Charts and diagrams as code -
######

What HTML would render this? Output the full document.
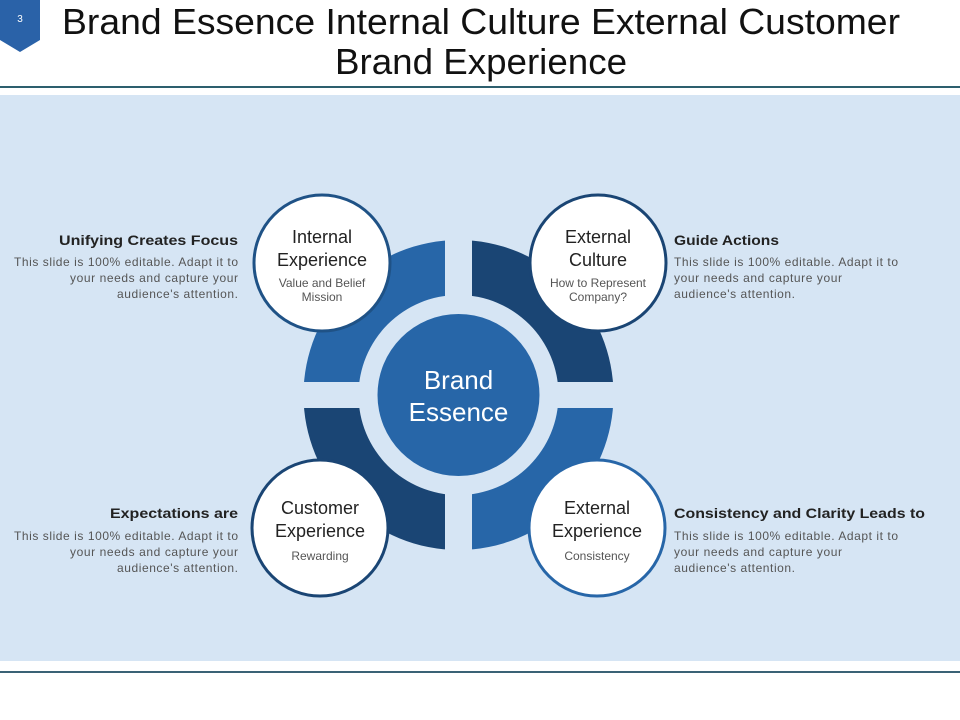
<!DOCTYPE html>
<html><head><meta charset="utf-8"><style>
html,body{margin:0;padding:0;background:#fff;}
body{width:960px;height:720px;position:relative;overflow:hidden;font-family:"Liberation Sans",Arial,sans-serif;}
</style></head><body>
<svg width="960" height="720" viewBox="0 0 960 720" xmlns="http://www.w3.org/2000/svg" style="position:absolute;left:0;top:0;font-family:'Liberation Sans',Arial,sans-serif">
<rect x="0" y="0" width="960" height="720" fill="#fff"/>
<polygon points="0,0 40,0 40,40 20,52 0,40" fill="#2a62a8"/>
<text x="20" y="22" font-size="10" fill="#fff" text-anchor="middle">3</text>
<text x="481" y="34" font-size="36" fill="#111" text-anchor="middle" textLength="838" lengthAdjust="spacingAndGlyphs">Brand Essence Internal Culture External Customer</text>
<text x="481" y="74" font-size="36" fill="#111" text-anchor="middle" textLength="292" lengthAdjust="spacingAndGlyphs">Brand Experience</text>
<rect x="0" y="86" width="960" height="2" fill="#2d5f6e"/>
<rect x="0" y="95" width="960" height="566" fill="#d6e5f4"/>
<rect x="0" y="671" width="960" height="2" fill="#3a6275"/>
<g transform="translate(458.5,395)">
<path d="M-155,0 A155,155 0 0 1 0,-155 L0,-100 A100,100 0 0 0 -100,0 Z" fill="#2766a8"/>
<path d="M0,-155 A155,155 0 0 1 155,0 L100,0 A100,100 0 0 0 0,-100 Z" fill="#1a4574"/>
<path d="M155,0 A155,155 0 0 1 0,155 L0,100 A100,100 0 0 0 100,0 Z" fill="#2766a8"/>
<path d="M0,155 A155,155 0 0 1 -155,0 L-100,0 A100,100 0 0 0 0,100 Z" fill="#1a4574"/>
<rect x="-13.5" y="-160" width="27" height="320" fill="#d6e5f4"/>
<rect x="-160" y="-13" width="320" height="26" fill="#d6e5f4"/>
<circle cx="0" cy="0" r="81" fill="#2766a8"/>
<text x="0" y="-6" font-size="26" fill="#fff" text-anchor="middle">Brand</text>
<text x="0" y="26" font-size="26" fill="#fff" text-anchor="middle">Essence</text>
</g>
<g font-size="18" fill="#222" text-anchor="middle">
<circle cx="322" cy="263" r="68" fill="#fff" stroke="#1f5286" stroke-width="3"/>
<text x="322" y="243">Internal</text><text x="322" y="266">Experience</text>
<text x="322" y="287" font-size="12" fill="#555">Value and Belief</text>
<text x="322" y="301" font-size="12" fill="#555">Mission</text>
<circle cx="598" cy="263" r="68" fill="#fff" stroke="#1a4574" stroke-width="3"/>
<text x="598" y="243">External</text><text x="598" y="266">Culture</text>
<text x="598" y="287" font-size="12" fill="#555">How to Represent</text>
<text x="598" y="301" font-size="12" fill="#555">Company?</text>
<circle cx="320" cy="528" r="68" fill="#fff" stroke="#1a4574" stroke-width="3"/>
<text x="320" y="514">Customer</text><text x="320" y="537">Experience</text>
<text x="320" y="560" font-size="12" fill="#555">Rewarding</text>
<circle cx="597" cy="528" r="68" fill="#fff" stroke="#2766a8" stroke-width="3"/>
<text x="597" y="514">External</text><text x="597" y="537">Experience</text>
<text x="597" y="560" font-size="12" fill="#555">Consistency</text>
</g>
<g font-size="12" fill="#555" text-anchor="end">
<text x="238" y="245" font-size="14" font-weight="bold" fill="#222" textLength="179" lengthAdjust="spacingAndGlyphs">Unifying Creates Focus</text>
<text x="238" y="266" textLength="224">This slide is 100% editable. Adapt it to</text>
<text x="238" y="282" textLength="168">your needs and capture your</text>
<text x="238" y="298" textLength="121">audience's attention.</text>
<text x="238" y="518" font-size="14" font-weight="bold" fill="#222" textLength="128" lengthAdjust="spacingAndGlyphs">Expectations are</text>
<text x="238" y="540" textLength="224">This slide is 100% editable. Adapt it to</text>
<text x="238" y="556" textLength="168">your needs and capture your</text>
<text x="238" y="572" textLength="121">audience's attention.</text>
</g>
<g font-size="12" fill="#555">
<text x="674" y="245" font-size="14" font-weight="bold" fill="#222" textLength="105" lengthAdjust="spacingAndGlyphs">Guide Actions</text>
<text x="674" y="266" textLength="224">This slide is 100% editable. Adapt it to</text>
<text x="674" y="282" textLength="168">your needs and capture your</text>
<text x="674" y="298" textLength="121">audience's attention.</text>
<text x="674" y="518" font-size="14" font-weight="bold" fill="#222" textLength="251" lengthAdjust="spacingAndGlyphs">Consistency and Clarity Leads to</text>
<text x="674" y="540" textLength="224">This slide is 100% editable. Adapt it to</text>
<text x="674" y="556" textLength="168">your needs and capture your</text>
<text x="674" y="572" textLength="121">audience's attention.</text>
</g>
</svg>
</body></html>
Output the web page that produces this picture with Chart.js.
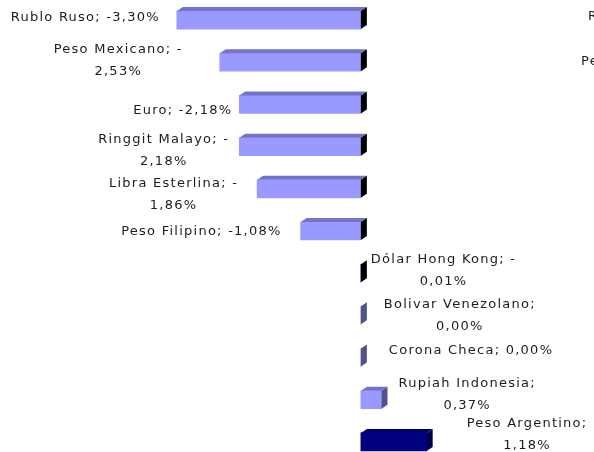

######

WHAT THE TASK ASKS - Do not include images; quote all of the entries above exactly.

ANSWER TO THE EXERCISE -
What HTML would render this? Output the full document.
<!DOCTYPE html>
<html><head><meta charset="utf-8"><style>
html,body{margin:0;padding:0;background:#fff;}
body{width:960px;height:720px;position:relative;overflow:hidden;font-family:"Liberation Sans",Arial,sans-serif;}
</style></head><body>
<svg width="960" height="720" viewBox="0 0 960 720" xmlns="http://www.w3.org/2000/svg" style="position:absolute;left:0;top:0;font-family:'Liberation Sans',Arial,sans-serif">
<rect x="0" y="0" width="960" height="720" fill="#fff"/>
<polygon points="0,0 40,0 40,40 20,52 0,40" fill="#2a62a8"/>
<text x="20" y="22" font-size="10" fill="#fff" text-anchor="middle">3</text>
<text x="481" y="34" font-size="36" fill="#111" text-anchor="middle" textLength="838" lengthAdjust="spacingAndGlyphs">Brand Essence Internal Culture External Customer</text>
<text x="481" y="74" font-size="36" fill="#111" text-anchor="middle" textLength="292" lengthAdjust="spacingAndGlyphs">Brand Experience</text>
<rect x="0" y="86" width="960" height="2" fill="#2d5f6e"/>
<rect x="0" y="95" width="960" height="566" fill="#d6e5f4"/>
<rect x="0" y="671" width="960" height="2" fill="#3a6275"/>
<g transform="translate(458.5,395)">
<path d="M-155,0 A155,155 0 0 1 0,-155 L0,-100 A100,100 0 0 0 -100,0 Z" fill="#2766a8"/>
<path d="M0,-155 A155,155 0 0 1 155,0 L100,0 A100,100 0 0 0 0,-100 Z" fill="#1a4574"/>
<path d="M155,0 A155,155 0 0 1 0,155 L0,100 A100,100 0 0 0 100,0 Z" fill="#2766a8"/>
<path d="M0,155 A155,155 0 0 1 -155,0 L-100,0 A100,100 0 0 0 0,100 Z" fill="#1a4574"/>
<rect x="-13.5" y="-160" width="27" height="320" fill="#d6e5f4"/>
<rect x="-160" y="-13" width="320" height="26" fill="#d6e5f4"/>
<circle cx="0" cy="0" r="81" fill="#2766a8"/>
<text x="0" y="-6" font-size="26" fill="#fff" text-anchor="middle">Brand</text>
<text x="0" y="26" font-size="26" fill="#fff" text-anchor="middle">Essence</text>
</g>
<g font-size="18" fill="#222" text-anchor="middle">
<circle cx="322" cy="263" r="68" fill="#fff" stroke="#1f5286" stroke-width="3"/>
<text x="322" y="243">Internal</text><text x="322" y="266">Experience</text>
<text x="322" y="287" font-size="12" fill="#555">Value and Belief</text>
<text x="322" y="301" font-size="12" fill="#555">Mission</text>
<circle cx="598" cy="263" r="68" fill="#fff" stroke="#1a4574" stroke-width="3"/>
<text x="598" y="243">External</text><text x="598" y="266">Culture</text>
<text x="598" y="287" font-size="12" fill="#555">How to Represent</text>
<text x="598" y="301" font-size="12" fill="#555">Company?</text>
<circle cx="320" cy="528" r="68" fill="#fff" stroke="#1a4574" stroke-width="3"/>
<text x="320" y="514">Customer</text><text x="320" y="537">Experience</text>
<text x="320" y="560" font-size="12" fill="#555">Rewarding</text>
<circle cx="597" cy="528" r="68" fill="#fff" stroke="#2766a8" stroke-width="3"/>
<text x="597" y="514">External</text><text x="597" y="537">Experience</text>
<text x="597" y="560" font-size="12" fill="#555">Consistency</text>
</g>
<g font-size="12" fill="#555" text-anchor="end">
<text x="238" y="245" font-size="14" font-weight="bold" fill="#222" textLength="179" lengthAdjust="spacingAndGlyphs">Unifying Creates Focus</text>
<text x="238" y="266" textLength="224">This slide is 100% editable. Adapt it to</text>
<text x="238" y="282" textLength="168">your needs and capture your</text>
<text x="238" y="298" textLength="121">audience's attention.</text>
<text x="238" y="518" font-size="14" font-weight="bold" fill="#222" textLength="128" lengthAdjust="spacingAndGlyphs">Expectations are</text>
<text x="238" y="540" textLength="224">This slide is 100% editable. Adapt it to</text>
<text x="238" y="556" textLength="168">your needs and capture your</text>
<text x="238" y="572" textLength="121">audience's attention.</text>
</g>
<g font-size="12" fill="#555">
<text x="674" y="245" font-size="14" font-weight="bold" fill="#222" textLength="105" lengthAdjust="spacingAndGlyphs">Guide Actions</text>
<text x="674" y="266" textLength="224">This slide is 100% editable. Adapt it to</text>
<text x="674" y="282" textLength="168">your needs and capture your</text>
<text x="674" y="298" textLength="121">audience's attention.</text>
<text x="674" y="518" font-size="14" font-weight="bold" fill="#222" textLength="251" lengthAdjust="spacingAndGlyphs">Consistency and Clarity Leads to</text>
<text x="674" y="540" textLength="224">This slide is 100% editable. Adapt it to</text>
<text x="674" y="556" textLength="168">your needs and capture your</text>
<text x="674" y="572" textLength="121">audience's attention.</text>
</g>
</svg>
</body></html>
Output the web page that produces this picture with Chart.js.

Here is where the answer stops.